Enhanced Magnetic Softness and Specific Capacitance in Mg0.5Zn0.5Fe2O4 Nanoferrites

In this study, magnesium-zinc ferrite Mg _0.5 Zn _0.5 Fe ₂ O ₄ nanoparticles were successfully synthesized via a PVP-assisted co-precipitation method, followed by thermal annealing at temperatures ranging from 600°C to 1000°C. The influence of annealing temperature on the structural, morphological, magnetic, and electrochemical properties was systematically investigated. X-ray diffraction (XRD) analysis confirmed the formation of a single-phase cubic spinel structure, with crystallite size increasing (13nm to 20nm) as a function of thermal treatment. Fourier Transform Infrared (FTIR) spectroscopy corroborated the structural integrity of the ferrite phase, revealing characteristic metal-oxygen absorption bands at approximately 553–567 cm⁻¹ (tetrahedral sites) and 451–466 cm⁻¹ (octahedral sites), while spectral shifts indicated a thermal-induced redistribution of cations within the lattice. Morphological analysis via Dynamic Light Scattering (DLS) demonstrated a corresponding increase in hydrodynamic diameter and polydispersity at elevated temperatures.
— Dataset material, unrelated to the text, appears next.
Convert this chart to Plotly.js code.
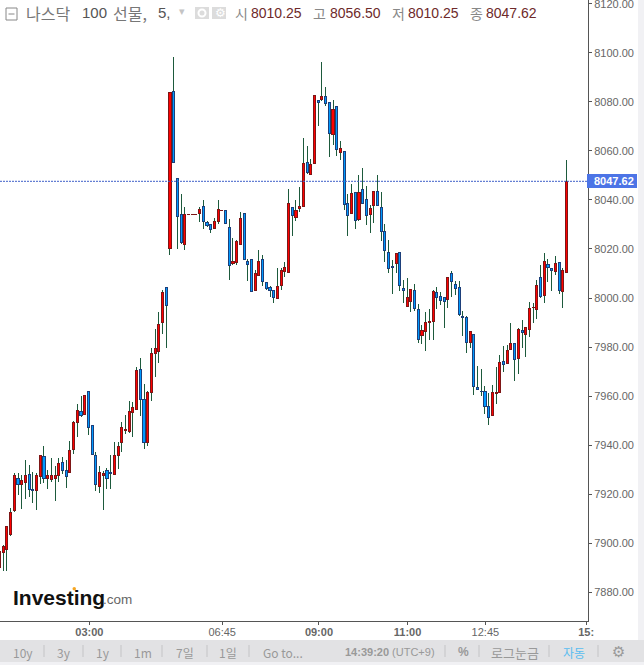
<!DOCTYPE html>
<html><head><meta charset="utf-8">
<script src="https://cdn.plot.ly/plotly-3.0.1.min.js"></script>
<style>html,body{margin:0;padding:0;background:#fff}#c{width:644px;height:665px}
#c .barlayer path{shape-rendering:crispEdges !important}</style>
</head><body><div id="c"></div>
<script>
const opens=[7890.1,7896.1,7897.4,7903.7,7913.2,7926.4,7923.8,7924.6,7928,7921.9,
7921.3,7927,7935.5,7926.5,7926,7926.5,7927.5,7932.9,7929.7,7928.7,
7938.2,7949.1,7953.8,7952.4,7961.9,7947.8,7935.8,7923,7927.5,7929.5,
7928.9,7927.9,7935.6,7941,7946.1,7945.4,7953.2,7954.6,7970.9,7958.6,
7941,7961.5,7977.4,7978.2,7989.9,8004.4,8020.1,8084.3,8048.8,8034.1,
8021.7,8033.9,8033.9,8033.9,8034.4,8037.4,8030.9,8029.9,8028.3,8031.1,
8035.7,8035.8,8028.8,8014,8014.4,8021.7,8034.5,8014.9,8015.8,8003,
8009.1,8015.8,8006.2,8004.3,8003.1,7999.7,8005,8010.7,8010.5,8037,
8032.8,8036.4,8037.3,8055.3,8050.6,8054.9,8080.6,8080.9,8082.3,8079.8,
8066.8,8078.2,8059.3,8059.8,8038.6,8034.4,8043.1,8031.9,8044.3,8040.2,
8034,8037.7,8043.5,8037,8027.2,8018.6,8012.7,8014,8018.6,8003.9,
7996.4,7998.5,8003.1,7995.3,7984.6,7986.2,7989.9,7990.3,8002.3,8000.6,
8000.3,7999.4,8010.1,8005.6,8004.3,7992.5,7992.1,7981.8,7985.2,7963.5,
7962,7961.9,7955.8,7952.1,7961.1,7961.5,7974.1,7973.3,7979,7981.5,
7975.2,7986.8,7985,7987.2,7996.1,7995.4,8008.4,8000.9,8013.7,8012.1,
8010.9,8014.5,8002.7,8010.25];
const closes=[7896.5,7898.8,7906.9,7912.5,7927.4,7923.8,7925.7,7927.4,7921.8,7921.3,
7927.4,7935.9,7926.3,7927.4,7927.4,7927.4,7932.5,7929.5,7927,7937.8,
7949.4,7954.2,7952,7960.3,7947.1,7936.2,7924,7928.9,7928.4,7926.3,
7928.3,7935.8,7939.5,7947.2,7946.5,7953.8,7955.4,7970.5,7958.5,7941,
7961.5,7977.4,7979.5,7989.3,8002.3,7997,8083.9,8055.3,8033.2,8022.6,
8034.1,8034.1,8034.1,8034.1,8036.3,8031.1,8029.5,8027.9,8031.3,8036.2,
8035.9,8030.3,8013.3,8014.9,8023.1,8032.5,8015.8,8013.6,8002.6,8010,
8014.9,8006.6,8003.8,8003,8000.1,8004.7,8011.3,8012.5,8038.6,8033.6,
8035.8,8037.4,8054.9,8051.1,8054.5,8082.7,8079.7,8082.3,8079.3,8067,
8077,8060.7,8061,8038.2,8033.6,8042.7,8031.5,8043.1,8038.5,8033.6,
8036.6,8043.5,8037.7,8027,8019.3,8011.9,8012.4,8018.2,8005,8003,
8000.3,8003.5,7995.6,7983.1,7986.8,7990,7990.4,8002.7,8000.3,7999,
7998.5,8008.4,8006.7,8003.9,7993.2,7992,7981.8,7986.4,7963.9,7962.7,
7961.8,7955.8,7951.3,7961.5,7961.5,7973.7,7972.9,7978.6,7981.5,7975,
7987.2,7986,7988,7995.8,7996.3,8005.2,8000.7,8015,8012.5,8011.3,
8014.1,8003.1,8011.3,8047.62];
const highs=[7896.5,7899.2,7906.9,7914.2,7928.7,7928.7,7927.8,7933.9,7931.9,7929.1,
7928.4,7935.9,7939.7,7929.8,7934.8,7931.4,7934.8,7935.2,7933.9,7941.6,
7949.8,7956.7,7960.2,7960.3,7961.9,7948.2,7937.2,7931.4,7929.5,7930.8,
7935.9,7941.2,7941.2,7949.4,7952.4,7958,7957.6,7971.7,7975.5,7964.8,
7961.9,7979.5,7987.3,7994.3,8003.3,8004.4,8083.9,8098.3,8048.8,8042.4,
8037.1,8034.2,8034.2,8034.2,8037.1,8040,8031.4,8029.9,8032.6,8040,
8036,8035.8,8032.2,8024.5,8023.6,8034.9,8034.5,8015.8,8015.8,8011.4,
8019.6,8017.5,8006.2,8004.9,8003.4,8012.1,8012.1,8014.5,8044.3,8037,
8040,8045.3,8065.1,8061.9,8056.7,8082.7,8081,8096.3,8085.9,8079.8,
8080.6,8078.2,8063.9,8059.8,8042.3,8046.4,8043.1,8050,8053,8045.9,
8037.9,8043.5,8050,8043.2,8030.2,8023.5,8015.5,8018.2,8018.6,8007.3,
8008,8003.5,8005.9,7997.5,7988.8,7994.2,7995.5,8003.1,8004.3,8002.4,
8000.3,8008.4,8011,8006.9,8006.9,7994.5,7992.5,7986.4,7985.2,7972.2,
7971,7964.1,7961.2,7964.5,7971.8,7976.7,7980.4,7980.8,7989.9,7981.5,
7987.7,7991,7988,7998.4,7998,8007.3,8013.5,8018.4,8015.9,8012.1,
8017.1,8014.5,8012.2,8056.5];
const lows=[7888.7,7888.7,7888.7,7902.9,7912.8,7919.6,7914,7918.1,7918.6,7916.2,
7913.6,7924,7924.6,7922.2,7925,7917.3,7925,7928.2,7922.5,7928.7,
7936.5,7943.4,7951.6,7952.4,7944.1,7936.2,7921.3,7920.6,7913.6,7922,
7922,7927.9,7930.3,7937.3,7944.5,7944.9,7943.4,7954.6,7952,7938.5,
7939.7,7958.1,7967.9,7973.6,7985.5,7979.7,8017.7,8055.3,8020.1,8022.2,
8019.7,8033.9,8033.9,8033.9,8031.1,8028.3,8029.1,8026.6,8028.3,8030.3,
8035.6,8030.3,8007.5,8013.6,8013.6,8021.7,8015.8,8007.1,8002.6,8003,
8009.1,8005,8003.4,8000.5,7998.1,7999.7,8003.4,8008.7,8010.5,8025.4,
8031.5,8035.2,8037.3,8050.7,8050.3,8054.9,8070.3,8080.5,8078.5,8057.7,
8062.5,8058.1,8056.4,8036,8025.4,8034.4,8028.3,8031.5,8038.5,8029.9,
8026.6,8030.7,8037.7,8023.4,8014.7,8010.3,8001.7,8010.2,8003,7998.1,
7996.4,7994.4,7994.8,7981.7,7981.3,7978.5,7983,7983,7995.6,7997.2,
7987.9,7996,8000.5,8001.4,7992.8,7984.6,7977.7,7979.7,7960.5,7962.7,
7960.1,7952.8,7948.3,7952.1,7956.9,7961.5,7969.9,7973.3,7979,7966.3,
7969.1,7979.6,7976,7984.2,7989.9,7991.6,7999.9,7998.1,8006.7,8003,
8009.5,8001.8,7996,8010.25];
const tickPositions=[24.24,60.1,86.2,110.1,131.1,158.3];
const tickLabels=['<b>03:00</b>','06:45','<b>09:00</b>','<b>11:00</b>','12:45','<b>15:</b>'];
const lastPrice=8047.62;
const headerValues={시:'8010.25',고:'8056.50',저:'8010.25',종:'8047.62'};

const W=588,H=621;
const X=p=>p/W, Y=p=>(H-p)/H;
const idx=opens.map((_,i)=>i);
const up=idx.filter(i=>closes[i]>=opens[i]);
const dn=idx.filter(i=>closes[i]<opens[i]);
const KR='"Noto Sans CJK KR","Liberation Sans",sans-serif';
const LS='"Liberation Sans",Arial,sans-serif';

const wick={type:'bar',x:idx,base:lows,y:idx.map(i=>highs[i]-lows[i]),width:0.27,
  marker:{color:'#1d5a3c',line:{width:0}},hoverinfo:'skip'};
const body=(ids,fill,edge)=>({type:'bar',x:ids,
  base:ids.map(i=>Math.min(opens[i],closes[i])),
  y:ids.map(i=>Math.abs(opens[i]-closes[i])),
  width:0.56,marker:{color:fill,line:{color:edge,width:1}},hoverinfo:'skip'});

function txt(s,px,py,o={}){return Object.assign({text:s,xref:'paper',yref:'paper',x:X(px),y:Y(py),
  xanchor:o.a||'left',yanchor:'middle',showarrow:false,
  font:{family:o.f||KR,size:o.s||12,color:o.c||'#666'}},o.extra||{});}
function rect(x0,y0,x1,y1,fill,line){return {type:'rect',xref:'paper',yref:'paper',x0:X(x0),x1:X(x1),y0:Y(y0),y1:Y(y1),
  fillcolor:fill,line:line||{width:0},layer:'above'};}
function vline(x,y0,y1,c){return {type:'line',xref:'paper',yref:'paper',x0:X(x),x1:X(x),y0:Y(y0),y1:Y(y1),line:{color:c,width:1},layer:'above'};}

const shapes=[
 rect(638,0,644,665,'#f1f1f4'),
 rect(0,640,644,662,'#e2e2e4'),
 rect(0,662,644,665,'#f1f1f4'),
 {type:'line',xref:'paper',yref:'y',x0:0,x1:1,y0:lastPrice,y1:lastPrice,line:{color:'#3f5fc8',width:1,dash:'2px,1px'},layer:'above'},
 rect(587,174,637,188,'#4c74e6'),
 rect(6,8,17,20,'rgba(0,0,0,0)',{color:'#888',width:1}),
 {type:'line',xref:'paper',yref:'paper',x0:X(8.5),x1:X(14.5),y0:Y(14),y1:Y(14),line:{color:'#888',width:1},layer:'above'},
 rect(195,7,209,19,'#dcdcdc'),
 rect(212,7,226,19,'#dcdcdc'),
 {type:'circle',xref:'paper',yref:'paper',x0:X(198.5),x1:X(205.5),y0:Y(9.5),y1:Y(16.5),fillcolor:'rgba(0,0,0,0)',line:{color:'#fff',width:2},layer:'above'},
 {type:'circle',xref:'paper',yref:'paper',x0:X(72.5),x1:X(76),y0:Y(587),y1:Y(590.5),fillcolor:'#f5a623',line:{width:0},layer:'above'}
];
[44,83,121,162,207,249,445,479,549,598].forEach(x=>shapes.push(vline(x,645,657,'#c4c4c6')));

const annotations=[
 txt('나스닥',24,13,{s:16,c:'#777'}),
 txt('100',80,13,{s:15,c:'#555',f:LS}),
 txt('선물,',111,13,{s:16,c:'#777'}),
 txt('5,',156,13,{s:15,c:'#555',f:LS}),
 txt('▾',177,12,{s:11,c:'#c4c4c4',f:'"DejaVu Sans"'}),
 txt('⚙',213,13,{s:12,c:'#fff',f:'"DejaVu Sans"'}),
 txt('시',233,13,{s:14,c:'#888'}),
 txt(headerValues['시'],249,13,{s:14,c:'#6e2a2a',f:LS}),
 txt('고',311,13,{s:14,c:'#888'}),
 txt(headerValues['고'],328,13,{s:14,c:'#6e2a2a',f:LS}),
 txt('저',390,13,{s:14,c:'#888'}),
 txt(headerValues['저'],406,13,{s:14,c:'#6e2a2a',f:LS}),
 txt('종',468,13,{s:14,c:'#888'}),
 txt(headerValues['종'],484,13,{s:14,c:'#6e2a2a',f:LS}),
 txt('<b>8047.62</b>',614,181,{a:'center',s:11,c:'#fff',f:LS}),
 txt('<b>Investing</b>',11,597.5,{s:21,c:'#111',f:LS}),
 txt('.com',101,599.5,{s:13.5,c:'#666',f:LS})
];
[['10y',23],['3y',64],['1y',103],['1m',143],['7일',185],['1일',228],['Go to...',283]].forEach(a=>
  annotations.push(txt(a[0],a[1],652,{a:'center',s:12,c:'#999'})));
annotations.push(txt('<b>14:39:20</b> (UTC+9)',343,652,{s:11,c:'#999',f:LS}));
annotations.push(txt('<b>%</b>',463,652,{a:'center',s:12,c:'#999',f:LS}));
annotations.push(txt('로그눈금',515,652,{a:'center',s:13,c:'#999'}));
annotations.push(txt('자동',574,652,{a:'center',s:12,c:'#59bdf0'}));
annotations.push(txt('⚙',618,652,{a:'center',s:15,c:'#999',f:'"DejaVu Sans"'}));

Plotly.newPlot('c',[wick,body(up,'#ff0000','#7d1616'),body(dn,'#0099ff','#1d3f7a')],{
  width:644,height:665,margin:{l:0,r:56,t:0,b:44,pad:0},
  paper_bgcolor:'#fff',plot_bgcolor:'#fff',showlegend:false,barmode:'overlay',
  xaxis:{range:[0.135,158.8],tickmode:'array',tickvals:tickPositions,ticktext:tickLabels,
    showgrid:false,zeroline:false,showline:true,linecolor:'#555',linewidth:1,ticklabelstandoff:-2,
    ticks:'outside',ticklen:3,tickcolor:'#555',tickfont:{family:LS,size:11,color:'#666'},tickangle:0},
  yaxis:{side:'right',range:[7868.2,8121.6],dtick:20,tick0:7880,tickformat:'.2f',ticklabeloverflow:'allow',
    showgrid:false,zeroline:false,showline:true,linecolor:'#555',linewidth:1,
    ticks:'outside',ticklen:3,tickcolor:'#555',tickfont:{family:LS,size:11,color:'#666'}},
  shapes,annotations
},{displayModeBar:false,staticPlot:true});
</script></body></html>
Magnetic measurements using a Vibrating Sample Magnetometer (VSM) revealed a transition from ferromagnetic to soft magnetic behavior, characterized by a significant reduction in coercivity (Hc) to 45.88 Oe and an optimization of saturation magnetization (Ms) at 900°C. Furthermore, electrochemical analysis via Cyclic Voltammetry (CV) indicated that the enhanced crystallinity achieved at higher annealing temperatures significantly improves specific capacitance, reaching a maximum of 7.68 F/g. These findings suggest that thermally tuned Mg _0.5 Zn _0.5 Fe ₂ O ₄ nanoparticles possess dual-functionality, making them promising candidates for high-frequency magnetic devices and pseudocapacitive energy storage systems.